Nazi War Criminal Convictions and VR

It sounds a bit odd to use VR technology in a courtroom, but these are certainly rather interesting times. In Germany, the trial of Reinhold Hanning has been a big topic of conversation last year. Most people assumed he was responsible for some of the events which transpired in Auschwitz. Nearly 170,000 people lost their lives during the time Hanning was on site, and the prosecution was able to effectively link him to this crime. Thanks to a new VR documentary of Auschwitz, it may become easier to convict Nazi war criminals in the future.

More specifically, this recreation can be used in any current and future trials revolving around Auschwitz and Nazi war criminals. In this VR version, there is a 3D computer model to help the court understand the viewpoint such war criminals would have seen from standing in one of the many watchtowers.
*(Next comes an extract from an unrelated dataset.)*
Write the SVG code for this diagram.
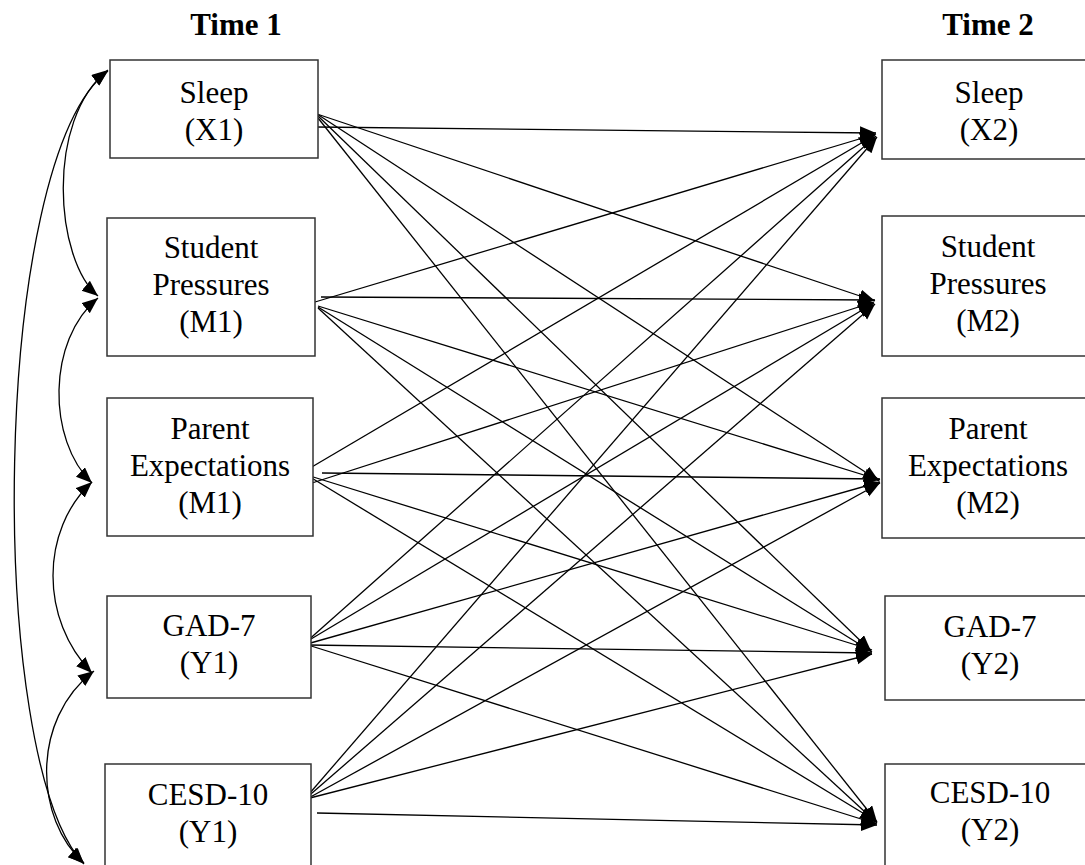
<svg xmlns="http://www.w3.org/2000/svg" width="1085" height="865" viewBox="0 0 1085 865">
<style>
.box{fill:#fff;stroke:#333;stroke-width:1.5}
.t{font-family:"Liberation Serif","Times New Roman",serif;font-size:31px;fill:#000;text-anchor:middle}
.h{font-family:"Liberation Serif","Times New Roman",serif;font-size:31px;font-weight:bold;fill:#000;text-anchor:middle}
.c{fill:none;stroke:#000;stroke-width:1.3}
</style>
<defs>
<marker id="ah" markerUnits="userSpaceOnUse" markerWidth="17" markerHeight="14" refX="16" refY="6.5" orient="auto-start-reverse">
<path d="M0,0 L16,6.5 L0,13 z" fill="#000"/>
</marker>
</defs>
<text class="h" x="236" y="35">Time 1</text>
<text class="h" x="988" y="35">Time 2</text>

<g id="connectors">
<!-- covariance curves -->
<path class="c" d="M98,296 C55,260 45,120 108,70" marker-start="url(#ah)" marker-end="url(#ah)"/>
<path class="c" d="M98,298 C47,340 47,440 92,483" marker-start="url(#ah)" marker-end="url(#ah)"/>
<path class="c" d="M92,482 C40,530 40,620 92,673" marker-start="url(#ah)" marker-end="url(#ah)"/>
<path class="c" d="M94,671 C30,720 35,820 84,863" marker-start="url(#ah)" marker-end="url(#ah)"/>
<path class="c" d="M108,71 C-10,160 -15,760 84,864" marker-start="url(#ah)" marker-end="url(#ah)"/>
<!-- paths from Sleep X1 -->
<line class="c" x1="316" y1="127" x2="876" y2="133" marker-end="url(#ah)"/>
<line class="c" x1="317" y1="114" x2="875" y2="301" marker-end="url(#ah)"/>
<line class="c" x1="317" y1="114" x2="879" y2="481" marker-end="url(#ah)"/>
<line class="c" x1="318" y1="116" x2="871" y2="651" marker-end="url(#ah)"/>
<line class="c" x1="318" y1="118" x2="877" y2="822" marker-end="url(#ah)"/>
<!-- paths from Student Pressures M1 -->
<line class="c" x1="315" y1="302" x2="876" y2="134" marker-end="url(#ah)"/>
<line class="c" x1="321" y1="297" x2="875" y2="300" marker-end="url(#ah)"/>
<line class="c" x1="318" y1="306" x2="880" y2="480" marker-end="url(#ah)"/>
<line class="c" x1="318" y1="307" x2="872" y2="652" marker-end="url(#ah)"/>
<line class="c" x1="318" y1="308" x2="877" y2="823" marker-end="url(#ah)"/>
<!-- paths from Parent Expectations M1 -->
<line class="c" x1="305" y1="471" x2="875" y2="135" marker-end="url(#ah)"/>
<line class="c" x1="312" y1="483" x2="874" y2="302" marker-end="url(#ah)"/>
<line class="c" x1="322" y1="473" x2="880" y2="479" marker-end="url(#ah)"/>
<line class="c" x1="310" y1="476" x2="872" y2="650" marker-end="url(#ah)"/>
<line class="c" x1="310" y1="477" x2="876" y2="821" marker-end="url(#ah)"/>
<!-- paths from GAD-7 Y1 -->
<line class="c" x1="305" y1="643" x2="876" y2="136" marker-end="url(#ah)"/>
<line class="c" x1="306" y1="642" x2="874" y2="303" marker-end="url(#ah)"/>
<line class="c" x1="307" y1="644" x2="880" y2="482" marker-end="url(#ah)"/>
<line class="c" x1="308" y1="645" x2="872" y2="653" marker-end="url(#ah)"/>
<line class="c" x1="308" y1="645" x2="877" y2="824" marker-end="url(#ah)"/>
<!-- paths from CESD-10 Y1 -->
<line class="c" x1="303" y1="801" x2="877" y2="137" marker-end="url(#ah)"/>
<line class="c" x1="304" y1="800" x2="875" y2="304" marker-end="url(#ah)"/>
<line class="c" x1="305" y1="800" x2="880" y2="483" marker-end="url(#ah)"/>
<line class="c" x1="306" y1="799" x2="872" y2="654" marker-end="url(#ah)"/>
<line class="c" x1="317" y1="813" x2="877" y2="825" marker-end="url(#ah)"/>
</g>

<g id="sleep1"><rect class="box" x="110" y="60" width="208" height="98"/><text class="t" x="214" y="103">Sleep</text><text class="t" x="214" y="140">(X1)</text></g>
<g id="sp1"><rect class="box" x="107" y="218" width="208" height="138"/><text class="t" x="211" y="258">Student</text><text class="t" x="211" y="295">Pressures</text><text class="t" x="211" y="332">(M1)</text></g>
<g id="pe1"><rect class="box" x="107" y="398" width="206" height="138"/><text class="t" x="210" y="439">Parent</text><text class="t" x="210" y="476">Expectations</text><text class="t" x="210" y="513">(M1)</text></g>
<g id="gad1"><rect class="box" x="107" y="596" width="204" height="102"/><text class="t" x="209" y="636">GAD-7</text><text class="t" x="209" y="673">(Y1)</text></g>
<g id="cesd1"><rect class="box" x="105" y="764" width="206" height="110"/><text class="t" x="208" y="805">CESD-10</text><text class="t" x="208" y="842">(Y1)</text></g>

<g id="sleep2"><rect class="box" x="882" y="60" width="214" height="99"/><text class="t" x="989" y="103">Sleep</text><text class="t" x="989" y="140">(X2)</text></g>
<g id="sp2"><rect class="box" x="882" y="216" width="214" height="140"/><text class="t" x="988" y="257">Student</text><text class="t" x="988" y="294">Pressures</text><text class="t" x="988" y="331">(M2)</text></g>
<g id="pe2"><rect class="box" x="882" y="398" width="214" height="140"/><text class="t" x="988" y="439">Parent</text><text class="t" x="988" y="476">Expectations</text><text class="t" x="988" y="513">(M2)</text></g>
<g id="gad2"><rect class="box" x="885" y="596" width="214" height="104"/><text class="t" x="990" y="637">GAD-7</text><text class="t" x="990" y="674">(Y2)</text></g>
<g id="cesd2"><rect class="box" x="885" y="764" width="214" height="110"/><text class="t" x="990" y="803">CESD-10</text><text class="t" x="990" y="840">(Y2)</text></g>
</svg>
This documentary film is created by MEL Films and may be of great value to the German courts in the future. After all, there are still a few Nazi war criminals who have yet to be convicted of their crimes and atrocities.

It is evident for everyone to see virtual reality has an interesting future ahead. While this new documentary has yet to be used in an official court, it is evident there is a lot of merit to this concept right now. Thanks to the help from Ralf Breker, the virtual Auschwitz was created through laser scanning technology. It is a very interesting and promising industry, although it remains to be seen how things will play in the coming weeks and months. It took the team five workdays to a scan everything and turn it into virtual environments.

We may see more of these ventures in the future. A lot of things went down in history for which people still have to atone. Some of those criminals – Nazi or otherwise – still live to this very day. It is evident things will have to change in this regard, and virtual reality may be the tool we have all been waiting for. Educational tools like these will find their use cases outside of the educational sector.